S’imposer pour obtenir ce qu’elles méritent

Pour sa part, la secrétaire générale Elsie Uwamahoro de la Fédération Burundaise de Natation (FBN) et représentante de la commission des Athlètes au sein du CNO, les femmes doivent s’imposer pour obtenir la place qu’elles méritent dans les organes de leurs fédérations. Initiés par des hommes qui dirigent les fédérations locales, elle trouve que la faible représentativité des femmes est due à leur pratique sportive qui est intervenu tardivement. Parmi les causes qui engendrent ce fait, le manque d’estime de soi qui hante les femmes ainsi que le manque de formations appropriées les pousse à ne pas se présenter aux élections pour occuper de bons postes. Mlle Uwamahoro trouve toutefois que l’intégration des femmes doit suivre les critères des compétences pour qu’elle soit effective et productive. Cette olympienne constate aussi que la culture burundaise constitue un frein à cette intégration puisque certaines filles éprouvent des complexes à porter des tenues courtes et abandonnent. Elsie Uwamahoro exhorte les autres formations à suivre le modèle de la FBN qui a déjà compris et accordé la place que méritent les femmes dans leurs organes de prise des décisions.

Long chemin pour atteindre la parité souhaitée

Selon le président Félix Nzisabira de la Fédération burundaise du Handball (Febuhand), bien qu’elle connait une nette évolution depuis les trois dernières années, la place des femmes fans les organes décideurs n’est pas satisfaisante. Suivant une étude réalisée en partenariat avec la commission Femme et Sport du CNO, Félix Nzisabira a constaté que le nombre de femmes qui décident aux sports est trop bas. Citant 14 fédérations impliquées dans cette étude, les hommes restent largement représentés par rapport aux femmes qui ne disposent que de 29 % aux comités exécutifs. Il trouve qu’un long chemin reste à parcourir et une grande campagne de sensibilisation doit être effectuée pour atteindre la parité tant souhaitée. Le CNO y travaille déjà et des ateliers sont organisés à cette fin car dans l’avenir les compétitions internationales accueilleront un nombre égal d’athlètes garçons et des filles. M. Nzisabira conseille aux sportives non encore en activité à s’impliquer davantage dans l’encadrement des jeunes et intégrer les instances dirigeantes.
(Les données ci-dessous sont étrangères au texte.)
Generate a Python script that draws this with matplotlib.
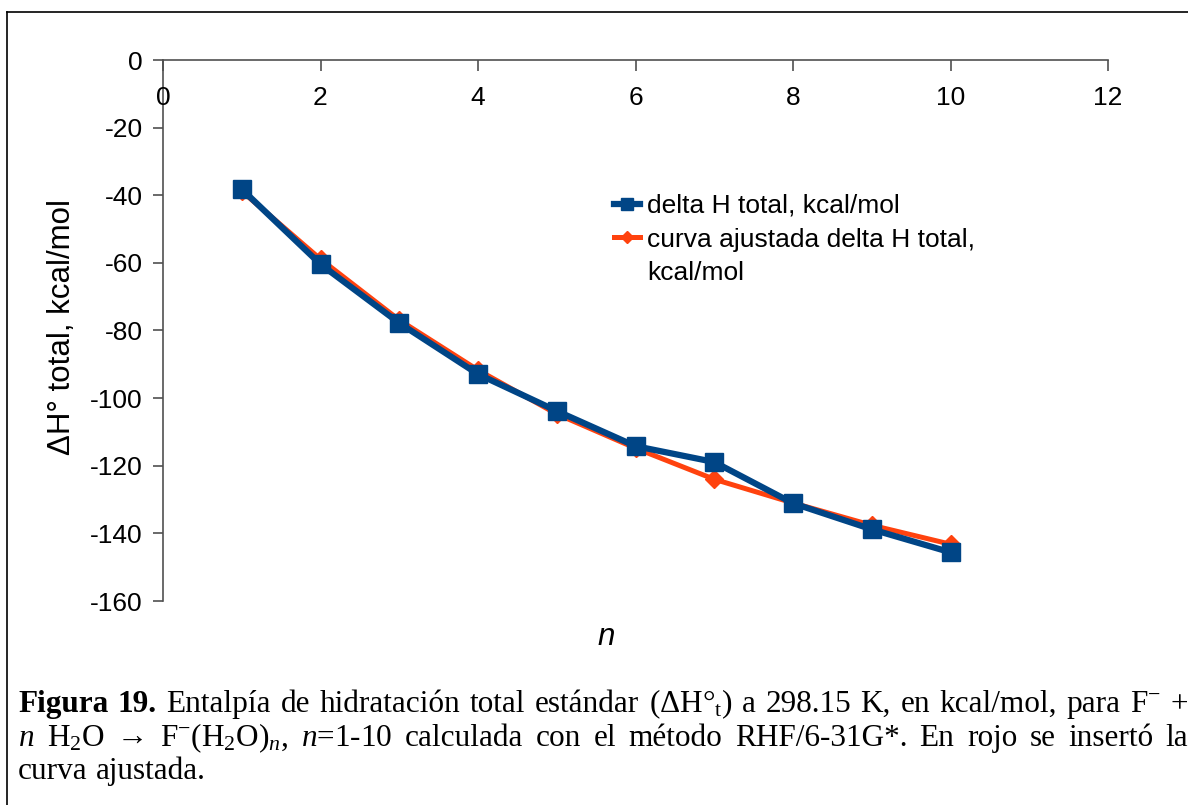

Côté ministère en charge des Sports, le directeur des sports d’élite Laurent Nzeyimana invite les femmes engagées dans le sport à suivre l’exemple de Mme Lydia Nsekera qui préside le Comité National Olympique en se faisant élire. Il trouve que cette situation va inévitablement changer puisque le processus est déjà en marche. Citant certains clubs présidés par des femmes, M. Nzeyimana reste optimiste quant à l’évolution de la place des femmes dans les organes de prise des décisions au sein des fédérations sportives.